----- Provided material -----

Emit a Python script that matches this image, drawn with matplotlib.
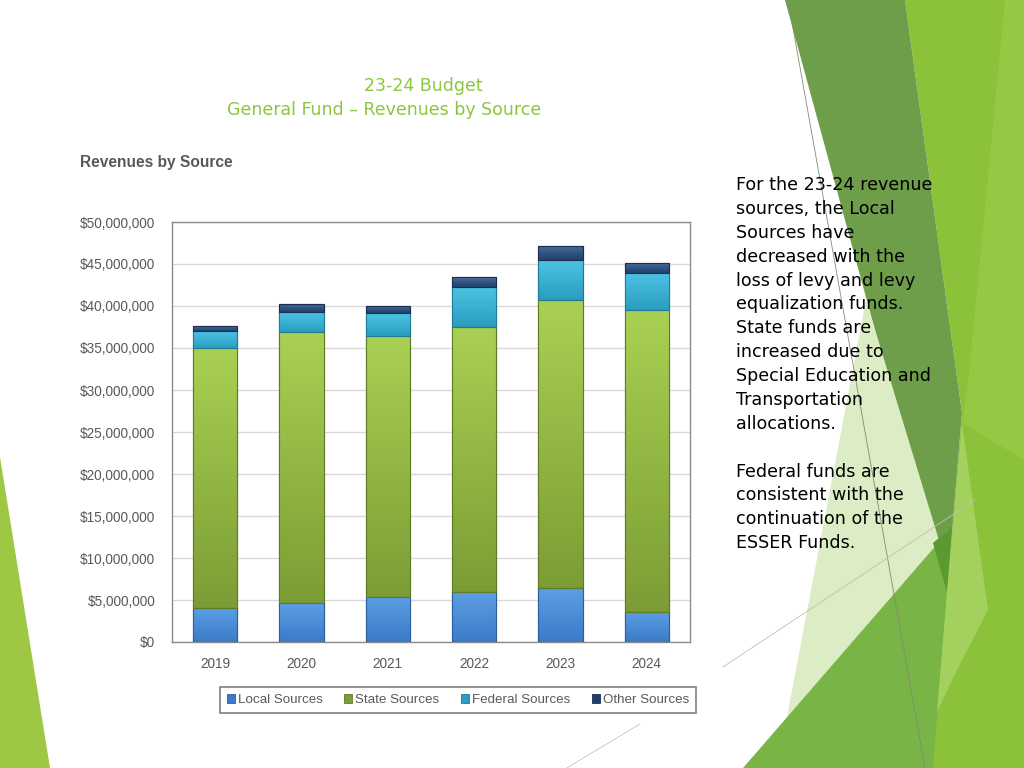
import numpy as np
import matplotlib
matplotlib.use('Agg')
import matplotlib.pyplot as plt
from matplotlib.colors import to_rgb
from matplotlib.patches import Polygon, Patch

# ---------------- data (millions of dollars) ----------------
years = ['2019', '2020', '2021', '2022', '2023', '2024']
local_sources = [4.08, 4.60, 5.40, 5.90, 6.39, 3.61]
state_sources = [30.96, 32.35, 31.03, 31.56, 34.28, 35.87]
federal_sources = [1.96, 2.35, 2.70, 4.84, 4.81, 4.41]
other_sources = [0.58, 0.98, 0.91, 1.11, 1.70, 1.27]
series_names = ['Local Sources', 'State Sources', 'Federal Sources', 'Other Sources']
y_ticks = [0, 5, 10, 15, 20, 25, 30, 35, 40, 45, 50]

slide_title_1 = '23-24 Budget'
slide_title_2 = 'General Fund \u2013 Revenues by Source'
chart_title = 'Revenues by Source'
side_text = ("For the 23-24 revenue\nsources, the Local\nSources have\ndecreased with the\n"
             "loss of levy and levy\nequalization funds.\nState funds are\nincreased due to\n"
             "Special Education and\nTransportation\nallocations.\n\nFederal funds are\n"
             "consistent with the\ncontinuation of the\nESSER Funds.")

# ---------------- styles ----------------
W, H = 1024, 768
narrow = ['Liberation Sans Narrow', 'Liberation Sans', 'DejaVu Sans']
series_colors = [
    ('#5d9fe4', '#3b7bc8', '#2b5e9e'),   # local: top, bottom, edge
    ('#a9d053', '#7c9d35', '#5f7a27'),   # state
    ('#4cc4e4', '#2b9dc0', '#1f7a96'),   # federal
    ('#456d9e', '#223f69', '#1a3050'),   # other
]

fig = plt.figure(figsize=(W / 100, H / 100), dpi=100)
fig.patch.set_facecolor('white')

# ---------------- decorative slide background ----------------
bg = fig.add_axes([0, 0, 1, 1], zorder=-5)
bg.set_xlim(0, W)
bg.set_ylim(H, 0)
bg.axis('off')

shapes = [
    ([(905, 0), (1024, 0), (1024, 768), (900, 768), (947, 593), (962, 413)], '#8cc23a'),
    ([(1005, 0), (1024, 0), (1024, 460), (962, 423), (968, 384)], '#96c843'),
    ([(785, 0), (905, 0), (962, 413), (947, 593), (933, 543)], '#6f9e4b'),
    ([(866, 300), (945, 560), (760, 768), (787, 717)], '#dcecc4'),
    ([(743, 768), (952, 527), (947, 593), (933, 768)], '#79b447'),
    ([(933, 543), (952, 527), (947, 593)], '#5a9a30'),
    ([(962, 423), (988, 610), (958, 668), (937, 712), (947, 593)], '#a4d05e'),
    ([(0, 457), (50, 768), (0, 768)], '#9ec843'),
]
for pts, col in shapes:
    bg.add_patch(Polygon(pts, closed=True, facecolor=col, edgecolor='none'))
bg.plot([788, 925], [0, 768], color='#7d8d72', lw=0.6)
bg.plot([723, 975], [667, 500], color='#b8c4b0', lw=0.6)
bg.plot([560, 640], [772, 724], color='#c0c8bc', lw=0.6)

# ---------------- chart ----------------
ax = fig.add_axes([172 / W, 1 - 642 / H, 518 / W, 420 / H])
ax.set_facecolor('white')
x = np.arange(len(years))
bar_w = 0.51
data = [np.array(s) * 1e6 for s in (local_sources, state_sources, federal_sources, other_sources)]
bottom = np.zeros(len(years))
for vals, (ctop, cbot, cedge), name in zip(data, series_colors, series_names):
    bars = ax.bar(x, vals, bar_w, bottom=bottom, color=cbot, edgecolor=cedge,
                  linewidth=0.8, zorder=3, label=name)
    t = np.linspace(0, 1, 64)[:, None]
    c1, c2 = np.array(to_rgb(ctop)), np.array(to_rgb(cbot))
    grad = (c1[None, None, :] * (1 - t[..., None]) + c2[None, None, :] * t[..., None])
    for rect in bars:
        x0, y0 = rect.get_x(), rect.get_y()
        im = ax.imshow(grad, extent=(x0, x0 + rect.get_width(), y0, y0 + rect.get_height()),
                       aspect='auto', origin='upper', zorder=3.5, interpolation='bilinear')
        im.set_clip_path(rect)
        ax.add_patch(plt.Rectangle((x0, y0), rect.get_width(), rect.get_height(),
                                   facecolor='none', edgecolor=cedge, linewidth=0.8, zorder=4))
    bottom = bottom + vals

ax.set_xlim(-0.5, len(years) - 0.5)
ax.set_ylim(0, 50e6)
ax.set_yticks([v * 1e6 for v in y_ticks])
ax.set_yticklabels(['${:,.0f}'.format(v * 1e6) for v in y_ticks])
ax.set_xticks(x)
ax.set_xticklabels(years)
ax.tick_params(axis='both', length=0, labelsize=9.8, labelcolor='#595959')
ax.tick_params(axis='y', pad=12)
ax.tick_params(axis='x', pad=11)
for lab in ax.get_xticklabels() + ax.get_yticklabels():
    lab.set_family(narrow)
ax.grid(axis='y', color='#d9d9d9', linewidth=1, zorder=0)
ax.set_axisbelow(True)
for side, sp in ax.spines.items():
    sp.set_color('#8c8c8c')
    sp.set_linewidth(1)

handles = [Patch(facecolor=c[1], edgecolor=c[2], linewidth=0.6) for c in series_colors]
leg = fig.legend(handles, series_names, loc='center', ncol=4, mode='expand',
                 bbox_to_anchor=(220 / W, 1 - 714 / H, 476 / W, 28 / H),
                 frameon=True, fancybox=False, edgecolor='#7f7f7f', framealpha=1,
                 handlelength=0.6, handleheight=0.6, handletextpad=0.25,
                 borderaxespad=0, borderpad=0.5, columnspacing=1.5,
                 prop={'family': narrow, 'size': 9.6})
for t in leg.get_texts():
    t.set_color('#595959')
leg.get_frame().set_linewidth(1.2)

# ---------------- texts ----------------
fig.text(80 / W, 1 - 162 / H, chart_title, ha='left', va='center', fontsize=11.2,
         fontweight='bold', color='#595959', family=narrow)
fig.text(423 / W, 1 - 86 / H, slide_title_1, ha='center', va='center', fontsize=12.5,
         color='#8cc63f', family='DejaVu Sans')
fig.text(384 / W, 1 - 110 / H, slide_title_2, ha='center', va='center', fontsize=12.5,
         color='#8cc63f', family='DejaVu Sans')
fig.text(736 / W, 1 - 176 / H, side_text, ha='left', va='top', fontsize=12.6,
         color='black', family='DejaVu Sans', linespacing=1.42)

fig.savefig('out.png', dpi=100)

-----

Leave out the pictures and repeat the lines from the start of the material through the line with "from matplotlib.patches import Polygon, Patch", inclusive.

→ **Exercise response**
Emit a Python script that matches this image, drawn with matplotlib.
import numpy as np
import matplotlib
matplotlib.use('Agg')
import matplotlib.pyplot as plt
from matplotlib.colors import to_rgb
from matplotlib.patches import Polygon, Patch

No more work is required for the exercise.